VGM Video

From MultimediaWiki
Revision as of 10:22, 17 February 2021 by Kostya (talk | contribs) (document XVD)
Jump to navigation Jump to search

Java player: http://www.ila-ila.com/xvd-hist/sites/lab1454/eng/products/jpl_dm2.htm

There are several codecs in this family:

  • VT
  • Domain
  • VT2k aka BigBits
  • V2K-II
  • XVD

VT

TODO

Domain

TODO

V2K

TODO

V2K-II

TODO

XVD

This is the last instalment in VGM Video series. Now the codec is DCT-only and uses either context-adaptive binary coder, arithmetic coder or a mix of arithmetic coder and variable-length codes. There is still one halfpel-precision motion vector per 8x8 block.

Extradata format

4 bytes - width
4 bytes - height
4 bytes - bitrate?
4 bytes - FPS
4 bytes - edge size (always 4?)
4 bytes - unknown (always 1?)
4 bytes - flags

Flags meaning:

  • bit 8 - probably interlaced coding
  • bit 9 - use DC prediction
  • bit 10 - use MV prediction
  • bit 11 - use binary coder

Frame format

16 bits - flags
if (flags & 1) {
 this is skip frame, do nothing else
}
8 bits  - quantiser
if (flags & 0x100) {
 8 bits - altquant difference
 if (flags & 0x200) {
  read bit plane with flags telling which quantiser macroblock should use
 }
}
if (flags & 2) { // intra frame
 reset binary coder state
} else {
 if (flags & 0x40) {
  8 bits - number of default MVs (0-3)
  if (num_def_mv == 0) {
   8 bits signed - mv_x
   8 bits signed - mv_y
  } else {
   read num_def_mv MVs in the same format as above
   decode per-macroblock default motion vector index using arithmetic coder with top/left/topleft context
  }
 }

 if (flags & 0x400) {
  all macroblocks are inter
 } else if (use_bincoder) {
  decode intra-MB flags using binary coder with top/left/topleft/previous value context
 } else {
  decode intra-MB flags using arithmetic coder with top/left/topleft/previous value context
 }

 if (!(flags & 0x800)) {
  decode MVS using arithmetic coder with top/left/topleft/previous value context
 } else if (use_bincoder) {
  decode x component using binary coder with top/left/topleft/previous value context
  for values >= 3 read that amount of bits as actual value; read sign bits for component
  decode y component using binary coder with top/left/topleft/previous value context
  for values >= 3 read that amount of bits as actual value; read sign bits for component
  median-predict MVs
 } else {
  decode MV present flags using arithmetic coder with top/left/topleft/previous value context
  decode actual MVs using MV codebook and apply prediction on them if codec flags say so
 }
 add corresponding full-pel default per-macroblock MV to each halfpel block MV if applicable
}
decode Y plane using either binary coder or arithmetic coder and codebooks
decode U plane using either binary coder or arithmetic coder and codebooks
decode V plane using either binary coder or arithmetic coder and codebooks

DC prediction uses gradient prediction from neighbouring intra-coded blocks.

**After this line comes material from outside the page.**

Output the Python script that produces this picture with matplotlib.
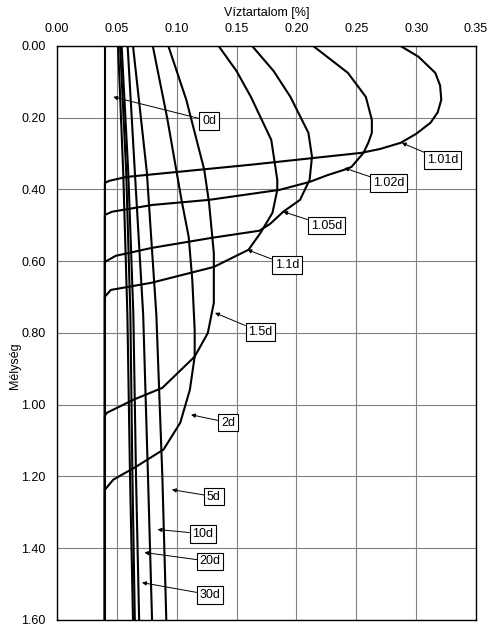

Plane decoding with arithmetic coder and codebooks:

decode block uncoded flags using arithmetic coder and top/left/topleft context
for each 8x8 block {
 if (intra block) {
  if (!use_dc_pred) {
   read 8-bit DC
  } else if (block has no intra-block top neighbours) {
   read DC using raw DC codebook
  } else {
   read DC difference using DC difference codebook
   add predicted DC value
  }
  if (!uncoded block) {
   decode coefficients 1-64 for a block
  }
 } else if (!uncoded block) {
  decode coefficients 0-64 for a block
 }
}

Coefficients decoding is done in this case with a simple run-length inter or intra codebook.

Plane decoding with binary coder:

for each 8x8 block {
 decode block uncoded flag for current block using top/left/topleft context
 if (intra block) {
  decode DC difference by unary coding for actual value length and N bypass bits for the DC difference value
  add DC prediction (use 128 when it is not available)
  if (!uncoded block) {
   decode coefficients 1-64 for a block
  }
 } else if (!uncoded) {
  decode coefficients 0-64 for a block
 }
}

Coefficients decoding is done by decoding the unary value for number of coefficients and N run-length pairs using position-adaptive models.